「国民作家」司馬遼太郎──。彼の手によって描かれた魅力的な群像。激動期を生き抜いたさまざまな「彼」の物語、「もう一つの日本」の物語から、混迷の現代を生きる我々は何を学ぶべきか。司馬文学研究の第一人者が語る。

司馬さんは人の心の中にあるロマン主義とリアリズムの両方を描きましたが、どちらかといえば、「現実をあるがままに見よ」という合理的精神を持ったリアリストを好んで書いています。

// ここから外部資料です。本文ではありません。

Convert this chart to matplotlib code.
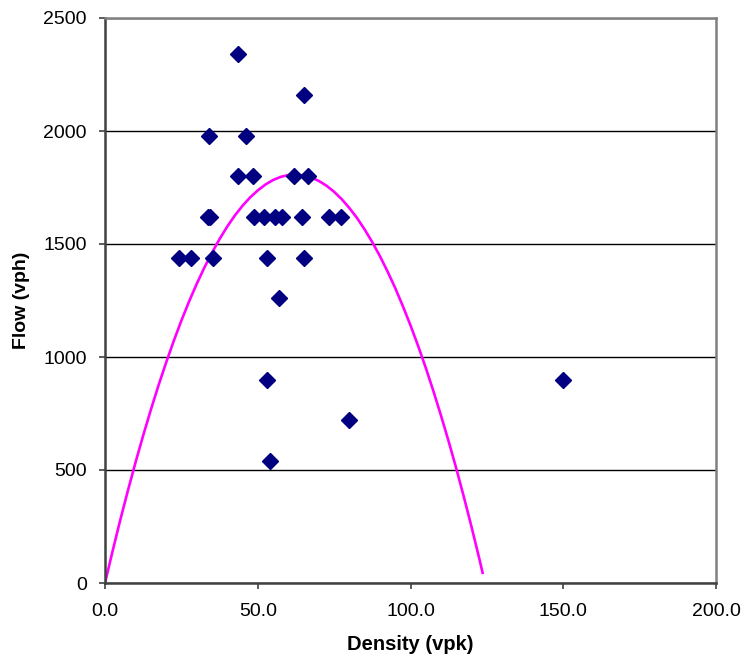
import numpy as np
import matplotlib
matplotlib.use("Agg")
import matplotlib.pyplot as plt

plt.rcParams["font.family"] = ["Liberation Sans", "DejaVu Sans"]

# -----------------------------
# Data
# -----------------------------

density = [43.4, 65.3, 34.0, 46.0,
           43.6, 48.5, 61.9, 66.5,
           33.6, 34.4, 48.8, 52.0, 55.6, 57.8, 64.6, 73.4, 77.1,
           24.2, 28.2, 35.2, 53.1, 65.3,
           57.1, 52.9, 80.0, 54.0, 150.0]

flow = [2340, 2160, 1980, 1980,
        1800, 1800, 1800, 1800,
        1620, 1620, 1620, 1620, 1620, 1620, 1620, 1620, 1620,
        1440, 1440, 1440, 1440, 1440,
        1260, 900, 720, 540, 900]

# fitted curve
model_density = [0, 2.5, 5, 7.5, 10, 12.5, 15, 17.5, 20, 22.5, 25, 27.5,
                 30, 32.5, 35, 37.5, 40, 42.5, 45, 47.5, 50, 52.5, 55, 57.5,
                 60, 62.5, 65, 67.5, 70, 72.5, 75, 77.5, 80, 82.5, 85, 87.5,
                 90, 92.5, 95, 97.5, 100, 102.5, 105, 107.5, 110, 112.5,
                 115, 117.5, 120, 122.5, 123.6]

model_flow = [0, 142, 279, 409, 534, 653, 766, 874, 975, 1071, 1161, 1245,
              1323, 1395, 1461, 1522, 1577, 1626, 1669, 1706, 1737, 1763,
              1783, 1797, 1805, 1807, 1803, 1794, 1779, 1758, 1731, 1698,
              1659, 1615, 1564, 1508, 1446, 1378, 1305, 1225, 1140, 1049,
              952, 849, 740, 626, 506, 379, 247, 109, 45]

x_ticks = [0, 50, 100, 150, 200]
y_ticks = [0, 500, 1000, 1500, 2000, 2500]

# -----------------------------
# Plot
# -----------------------------

fig = plt.figure(figsize=(7.44, 6.66), dpi=100)
ax = fig.add_axes([105 / 744, 1 - 583 / 666, 611 / 744, 565 / 666])

ax.plot(model_density, model_flow, color="#FF00FF", linewidth=1.9, zorder=2)
ax.plot(density, flow, linestyle="none", marker="D", markersize=7.7,
        color="#000080", zorder=3, clip_on=False)

ax.set_xlim(0, 200)
ax.set_ylim(0, 2500)
ax.set_xticks(x_ticks)
ax.set_xticklabels([f"{t:.1f}" for t in x_ticks])
ax.set_yticks(y_ticks)
ax.set_yticklabels([str(t) for t in y_ticks])

ax.yaxis.grid(True, color="black", linewidth=1.0)
ax.set_axisbelow(True)

for side in ["top", "right"]:
    ax.spines[side].set_color("#808080")
    ax.spines[side].set_linewidth(1.8)
for side in ["left", "bottom"]:
    ax.spines[side].set_color("#404040")
    ax.spines[side].set_linewidth(1.8)

ax.tick_params(direction="out", length=4.5, width=1.2, color="#404040",
               labelsize=14)
ax.tick_params(axis="x", pad=10)
ax.tick_params(axis="y", pad=8.5)

ax.set_xlabel("Density (vpk)", fontsize=14.5, fontweight="bold", labelpad=11)
ax.set_ylabel("Flow (vph)", fontsize=14, fontweight="bold", labelpad=9.5)

plt.savefig("out.png", dpi=100)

まず思い浮かぶのは、『竜馬がゆく』の坂本竜馬でしょう。江戸時代の日本は徳川幕府が決めたことを各藩に伝え、各藩の殿さまは家老に伝え、さらに家老は藩士に、という上意下達の幕藩体制と、門閥制度(いまの言葉で世襲制)で支えられていました。これが250年間うまくいっていたのですが、ヨーロッパの国々がアジアに進出して植民地化する時代になると、かえって弊害が目立つようになります。縦割りですから、薩摩藩とイギリスが戦争しても、他の藩はどこも助けにいかない。武士が戦争していても、庶民は関係ない。こうした現状を見て、これでは日本は滅ぶ、縦割り体制を超えて横でつながり、統一した国家をつくらなければいけないと合理的に発想した一人が、坂本竜馬です。

竜馬は統一国家を実現するため、薩長同盟を作成したり、新しい国家の具体的な構想を「船中八策」として提案するなど奔走します。また、自身は貿易商社の亀山社中(海援隊の前身)をつくって、鉄砲や砂糖を買い付けて各藩に売りました。このように幕藩体制に縛られずに合理的精神で飛び回る竜馬を司馬さんは好み、『竜馬がゆく』を書いたのです。

この作品が世間に与えた影響は大きかった。『竜馬がゆく』の連載が始まったのは、1962年です。60年代まで、日本人にとっての政治家の理想像といえば、西郷隆盛でした。西郷は維新三傑のトップで、リアリズムとは対極にいる革命的ロマン主義者、永久革命家といってもいい。一方、坂本竜馬は三傑にも入っておらず、ランクでいえばずっと下です。ところが、司馬さんが『竜馬がゆく』を発表して、一気に竜馬ファンが増えた。政治家では小渕恵三さんや小泉純一郎さんも竜馬を理想の人物としてあげているし、経営者にも竜馬を好きな人は多い。

興味深いのは、竜馬を好むのは男性だけではないことです。私が教鞭をとっている経済学部で、女子学生の数が男子学生を上回ったのはバブルの終わりごろです。彼女たちの愛読書も『竜馬がゆく』でした。最初は、竜馬の妻であるおりょうという活発な女性にあこがれたのかと思いました。ところが、話をよく聞いてみると、「一人で輸入雑貨の店をやりたい。だから世界を相手に貿易した坂本竜馬が好き」という。男性の企業社会の理不尽さを感じていた彼女たちにとって、幕藩体制にとらわれずに一人で活躍した合理的精神の竜馬は、男性が感じる以上に魅力的に映ったのでしょう。